S.C.U.M (Supreme Cut Untouched Magnificence)

Artist: Da Flyy Hooligan

Label: 22 Entertainment

By Andrew Kay | 06 December 2017

London emcee Da Flyy Hooligan has been called, in some quarters, the new Slick Rick. Perhaps that’s overegging the rap pudding, but he’s definitely a talent to watch, as we take a track-by-track analysis of his new album, startlingly and uncompromisingly called S.C.U.M, which seems to be more a badge of honour than a label of disrespect.

Gourmet Body must be the nicest and nastiest ode to oral sex in a high-class setting ever put to song. Verbose silkiness over a lovely combo of female vocalist and smooth piano, with the beat changing two and half minutes into the song into what sounds like a disorted Da Flyy going from lover man to Alpha male. They we get a sample of two Cockney spivs  talking about nothing in particular.

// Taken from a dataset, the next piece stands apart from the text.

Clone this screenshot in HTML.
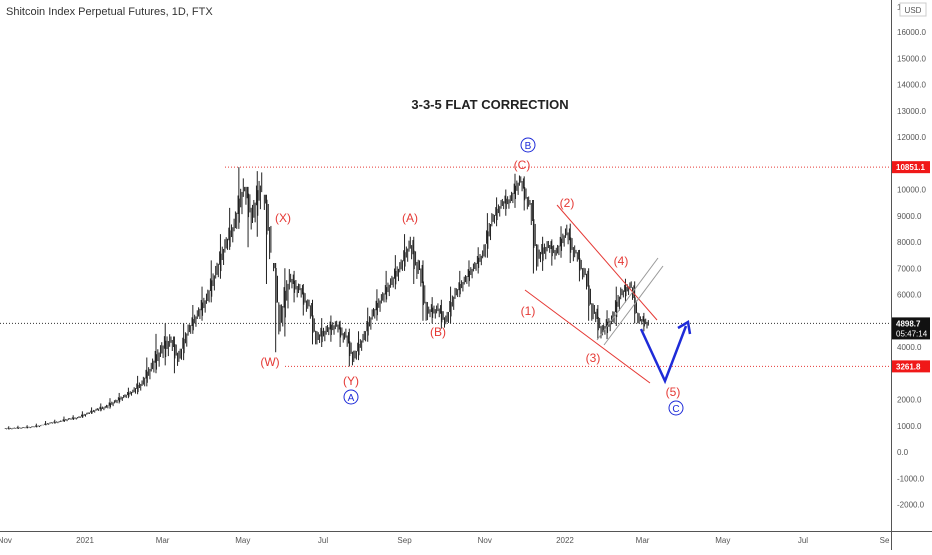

Black Givenchy: Pronounced incorrectly by Hooligan, but the beat has some lush flutes and lounge piano with Hooligan illustrating yet another sexual conquest in an expensive, high-live setting.

Cuisine Shippers stops halfway through to use a sample the film Snatch (2000) and then we’re back to a hypnotic beat and Hooligan’s heavy accented rhyme flow. Again, the track changes up in terms of tone and then it’s back to the two broke Cockney spivs trying to distract a barman from paying for a couple of pints.

Gold Bars sees Hooligan back to the "obilex" of his dreams, of his potential for some crassly entertaining sex rhymes. The beat is fairly original, but the momentum is challenged with a more hardcore, upbeat baseline after only a minute. It’s an improvement, but why the short-attention span and changes in town and narrative so quickly? It’s original, but I’m not sure if it works. The track features, I assume, a Blaxplotation film sample which I didn’t recognise, but it sounded funky and laid-back enough.

Saville Row has a vocal sample from famed tailor Oswald Boteng over a dramatic Spanish female sample into more sex rhymes and an overly dramatic score with help from rapper Westside Gunn.

Alligator Skin is a descriptive boastful track about the nature of violence, stealing material items and cunnilingus that changes after about three minutes with a different beat and a thirty second seillique

Asanthinini has a delicious beat, over boastful rhymes, about sex and the good life and keeping the Beta Males scared and compliant. Hooligan manages to make something outta nothing. It’s a funny, creative cut. Calling himself the “Ray Winestone of Rap” gets him extra kudos.

Smockin’ Mirrors has a nice 80s pop foundation and flute flavour. The lyrics are in keeping with much of the rest of the album, but as Hooligan is an amiable, approachable sorta chap, (on the basis of the album,) you roll with and are entertained by it.

Lewis Hamilton has the nicest and the deepest music, in terms of sonics. It’s on some spacey type shizzle, blasting off into some paralle universe.  Lewis’ voice is sampled towards the end of the song. Maybe it’s a metaphor for riding high or riding into the sunset?

Sean Price: An ode to the famed rapper and producer who passed away last year. It’s a fitting ode and tribute to a talent lost far too early. Nice vocal samples morphing into the Impeach the President break for another thirty second book-ending freestyle.

Distress Signals features Hus Kingpin and has a decent beat with a cooing electronic bird-sounding whistle. Nice, sinister rhymes for the head-nodding faternitiy.

My Write Arm brings things back to a lounge lizard, jazzy type of affair. It’s all pianos and plink, plink with some reflective lyrics and a jar to put tips in for requests.

There seems to be a trend of rappers nowadays changing beat half way through a song; Kendrick Lamar is a major utiliser of this trend. Da Flyy Hooligan has enough skill in his locker to navigate each sonic wave with a power and a bragging swagger. It’s a solid album for O.G boom-bappers and newbies alike.